Transcriptome Annotation: transcriptome annotation in GTF format. SQANTI3 can check the quality of the assembled transcriptome using this file.
Transcriptome Sequences: sequences of each isoform of the transcriptome in FASTA format.
Isoform-Read Map File: text file that links each defined isoform with the long-reads collapsed.
Counts File: only if quantification has been applied. This file can be also used in SQANTI3 as the file with the full-length counts.
SQANTI3 has the following outputs:
Transcriptome Annotation (GTF file). This file can be included in SQANTI3 to do the quality control and characterization of transcripts.
Sequence Transcriptome (FASTA file). File with the sequence of all the defined isoforms.
Isoform-Read Map File. This file link each defined isoform with the long-reads used to define it.
Counts File. File with the number of counts per isoform and per sample. This file can also be included in SQANTI3 as an additional file.
Report with information of the correction and collapsing steps.

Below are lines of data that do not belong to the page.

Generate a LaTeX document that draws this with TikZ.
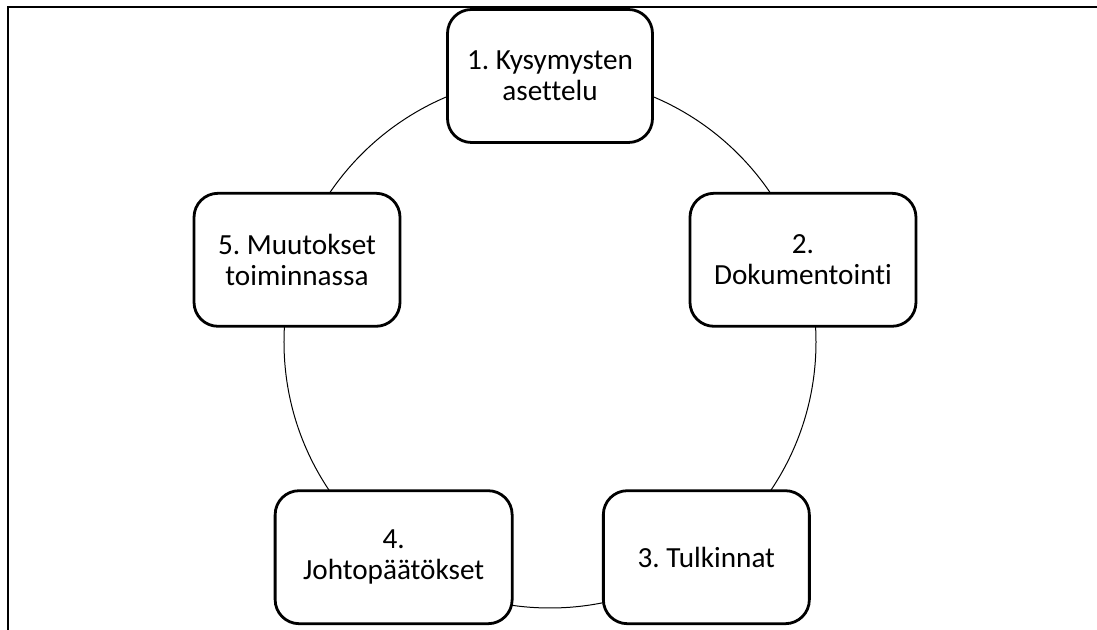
\documentclass[tikz,border=0pt]{standalone}
\usepackage{fontspec}
\setmainfont{Carlito}[Ligatures={NoCommon}]
\usetikzlibrary{backgrounds}
\frenchspacing

\begin{document}
\begin{tikzpicture}[
stepbox/.style={rectangle, rounded corners=12pt, draw=black, fill=white, line width=1.4pt, minimum height=66.5pt, align=center, inner sep=2pt, font=\fontsize{14.6}{15.6}\selectfont},
ringline/.style={draw=black, line width=0.5pt},
frameline/.style={draw=black, line width=0.8pt},
]
\useasboundingbox (-275pt,-144pt) rectangle (273.5pt,171pt);
%Frame
\draw[frameline] (-271pt,-144pt) -- (-271pt,167.5pt) -- (273.5pt,167.5pt);

%Nodes
\coordinate (centre) at (0,0);
\node[stepbox, minimum width=102.5pt] (kysymys)       at (90:133pt)   {1. Kysymysten\\asettelu};
\node[stepbox, minimum width=113pt]   (dokumentointi) at (18:133pt)   {2.\\Dokumentointi};
\node[stepbox, minimum width=103pt]   (tulkinnat)     at (-54:133pt)  {3. Tulkinnat};
\node[stepbox, minimum width=118.5pt] (johto)         at (-126:133pt) {4.\\Johtopäätökset};
\node[stepbox, minimum width=103pt]   (muutokset)     at (162:133pt)  {5. Muutokset\\toiminnassa};

%Lines
\begin{scope}[on background layer]
\draw[ringline] (centre) circle (133pt);
\end{scope}

\end{tikzpicture}
\end{document}
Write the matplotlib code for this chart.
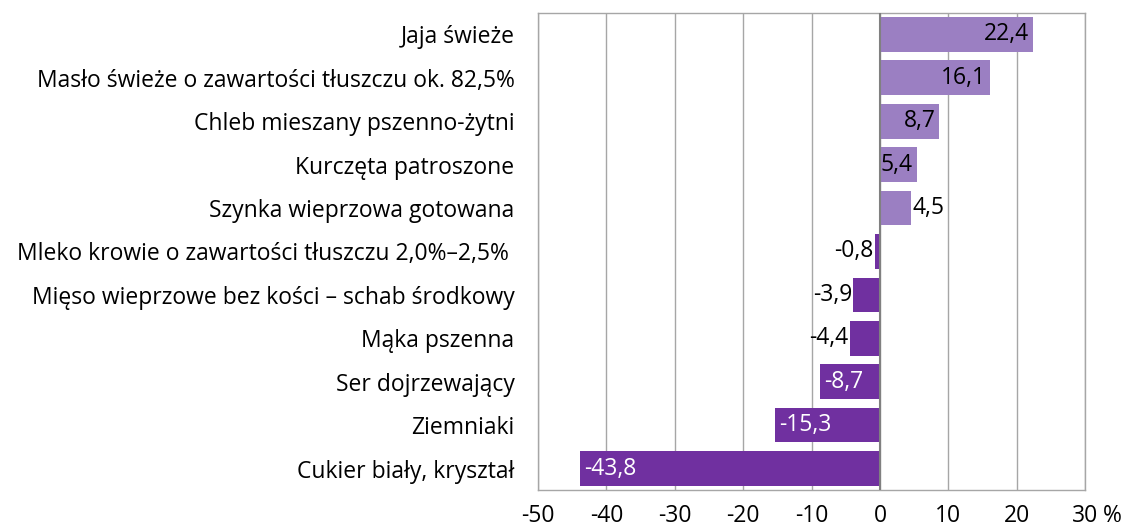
import matplotlib
matplotlib.use("Agg")
import matplotlib.pyplot as plt

plt.rcParams['font.family'] = ['Open Sans', 'DejaVu Sans']

products = [
    "Jaja świeże",
    "Masło świeże o zawartości tłuszczu ok. 82,5%",
    "Chleb mieszany pszenno-żytni",
    "Kurczęta patroszone",
    "Szynka wieprzowa gotowana",
    "Mleko krowie o zawartości tłuszczu 2,0%–2,5% ",
    "Mięso wieprzowe bez kości – schab środkowy",
    "Mąka pszenna",
    "Ser dojrzewający",
    "Ziemniaki",
    "Cukier biały, kryształ",
]
change = [22.4, 16.1, 8.7, 5.4, 4.5, -0.8, -3.9, -4.4, -8.7, -15.3, -43.8]
xticks = [-50, -40, -30, -20, -10, 0, 10, 20, 30]

light = "#9b7fc2"
dark = "#7030a0"
grid_c = "#a6a6a6"
fs = 16.5

fig = plt.figure(figsize=(11.28, 5.3), dpi=100)
ax = fig.add_axes([0.477, 0.075, 0.485, 0.901])

ypos = list(range(len(products)))
colors = [light if v >= 0 else dark for v in change]
ax.barh(ypos, change, height=0.8, color=colors, zorder=2)

ax.set_xlim(-50, 30)
ax.set_ylim(len(products) - 0.5, -0.5)
ax.set_xticks(xticks)
ax.set_xticklabels([str(t) for t in xticks], fontsize=fs)
ax.set_yticks(ypos)
ax.set_yticklabels(products, fontsize=fs)
ax.tick_params(axis='y', length=0, pad=17)
ax.tick_params(axis='x', length=0, pad=10)
ax.grid(axis='x', color=grid_c, lw=1, zorder=0)
for s in ax.spines.values():
    s.set_color(grid_c)
    s.set_linewidth(1)
ax.axvline(0, color="#808080", lw=1.5, zorder=3)

# unit sign next to the last tick label
ax.annotate("%", xy=(1, 0), xycoords='axes fraction', xytext=(13, -10),
            textcoords='offset points', ha='left', va='top', fontsize=fs)

def fmt(v):
    return f"{v:.1f}".replace(".", ",")

for y, v in zip(ypos, change):
    txt = fmt(v)
    if v >= 0:
        if v > 5:
            ax.text(v - 0.6, y, txt, ha='right', va='center', fontsize=fs, color='black', zorder=4)
        else:
            ax.text(v + 0.2, y, txt, ha='left', va='center', fontsize=fs, color='black', zorder=4)
    else:
        if v > -5:
            ax.text(v - 0.2, y, txt, ha='right', va='center', fontsize=fs, color='black', zorder=4)
        else:
            ax.text(v + 0.6, y, txt, ha='left', va='center', fontsize=fs, color='white', zorder=4)

fig.savefig("out.png", dpi=100)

Length Distribution Chart.
This report shows the number of valid and dismissed transcripts during the correction step, and then, the number of isoforms created and of transcripts used for it. Finally, the chosen parameters are displayed.
Length Distribution Chart
Histogram with the distribution of lengths of the defined isoforms in the collapsing step. This histogram might be interesting in order to know the acceptable range of isoform lengths and know which threshold must be set in SQANTI3.